A pilot project which encouraged individual vehicle drivers to take alternative routes around congested areas in Munich has helped reduce air pollution.
Siemens, ryd and Hawa Dawa used real-time sensors to measure air pollution and analyse the data, with the aim of showing how intelligent traffic control could help the city better achieve sustainability goals.
Hawa Dawa provided pollution forecasts to Siemens Mobility’s ITS Digital Lab in Munich, where data scientists and traffic management experts analysed the data from smart car platform ryd to predict individual routes and suggest eco-friendly alternatives.
Initial results from the four-week pilot for more than 1,600 drivers showed savings of 83kg of CO2 and 114g of NOx as well as a reduction in 633km driven.
It found 35% to 40% of drivers are willing to contribute to reducing air pollution by re-routing when they are provided “green” routes.
During the pilot, the most eco-friendly drivers received ryd points which could be later transferred into items such as Amazon vouchers.
According to the German Federal Environment Ministry, Munich has the second highest NO2 levels in Germany and the average driver is said to spend around 51 hours a year sitting in traffic jams.
Statistics from the European Commission estimate healthcare costs due to air pollution to be between €330 billion (£283bn) to €940 billion (£807bn) per year, with traffic as the largest contributor.
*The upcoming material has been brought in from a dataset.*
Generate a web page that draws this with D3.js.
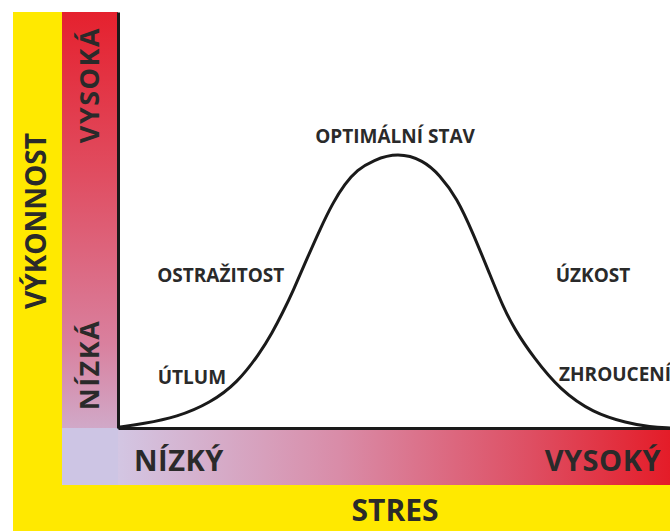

Hawa Dawa CEO Karim Tarraf said: “We believe eco-routing at the individual level has extremely high potential as a policy option in tackling unacceptable levels of traffic-related air pollution in cities.
“This pilot was able to demonstrate the impact on individual behaviours of such a measure, in a short period of time. This hints at the huge untapped potential in trialling and adapting eco-sensitive routing alongside other smart mobility options within other large conurbations.”